Ranger in Time: Long Road to Freedom 
Kate Messner
ISBN: 9780545639217
Ranger is a flunked-out search and rescue dog with a magical first aid kit collar that sends him through time to people who need to be found or rescued - or both!

This is the first of this series I've read, and it appears to be the third or fourth book. Vague references are made to what seems like a gladiator/Roman setting, and perhaps the American West?  This one is set in the days of the underground railroad and of slaves escaping to try to avoid the brutality of the developing cotton market in the deep south.  Ranger pops back into time on the day that Sarah learns that her owner is selling her little brother Jesse down south, because he's not valuable to him any more.  Sarah decides to take matters into her own hands and take them both north to freedom.  Messner presents an incredibly accurate book (granted it's light on the gory details, and overall it's more positive and uplifting than a lot of accounts actually were) that focuses attention on the agency of the former slaves saving themselves, with the assistance of kind people across the country - white, black, free, and slave.  An even more powerful Author's Note at the end goes into details about the people and places in the story which are real, and about the resources and museums available.     

Tuesday, October 4, 2016

Tuesday Storytime: Scary Friends

It's OCTOBER!!!!

Yay!  Now I can use all my scary books and my monster books and my black cat books and my pumpkin books and really there are just too many good books to use for as few Tuesdays as there are in October.  If I had a storytime every day in October, I might get through them all.  Anyway - we start off the month gently, with a set of "scary" friends.

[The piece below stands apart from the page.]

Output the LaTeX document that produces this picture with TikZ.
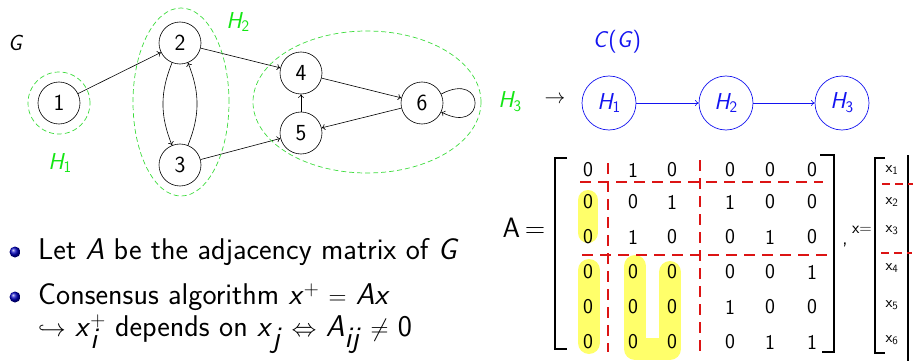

Leonardo the Terrible Monster
Mo Willems
ISBN: 0786852941
Willem's signature colored papers and oddly-placed figures in space.

Leonardo is a really terrible monster.  I mean, just horrible.  He can't scare anyone!  So he hatches a plan - to find a super-scaredy-cat kid and at least manage to scare ONE person.  Leonardo is so terrible at being a monster that he can't even manage that, so he makes a scary, big, decision, and finds something he can do wonderfully.



Spike, the Mixed-up Monster
Susan Hood, illustrated by Melissa Sweet
ISBN: 9781442406018
Bright colors and scribbly outlines make this fresh and energetic.  Mexican-Spanish phrases and styling.

Spike is an axolotl (its a real thing, go look it up) and he desperately wants to be a scary monster, but he's really tiny, and kindof cute.  At least, all the other creatures at the pond think so.  When a truly scary gila monster heads over, everyone else flees, and it's up to Spike to scare the other monster away!  He's never scared anyone yet - will he succeed this time?  I love that the "appearances are deceiving" message goes both ways in this story, and that Spike instantly offers help and encouragement.  A good message, with a good set of non gendered anthropomorphic characters.


Wolf's Coming!
Joe Kulka
ISBN: 9781575059303
Kulka's illustrations are dark and forboding and looming, with plenty of expressive faces.

A set of woodland creatures scurry and hide in rhyming sequences as a business-suited, square-shouldered, enormous wolf stalks through the woods, getting closer and closer to home.  A sharp eye (or multiple read-throughs) will reveal tiny little hints at a twist ending, but suffice it to say that all the build-up is for a totally different sort of shock than the kids (or parents) are expecting.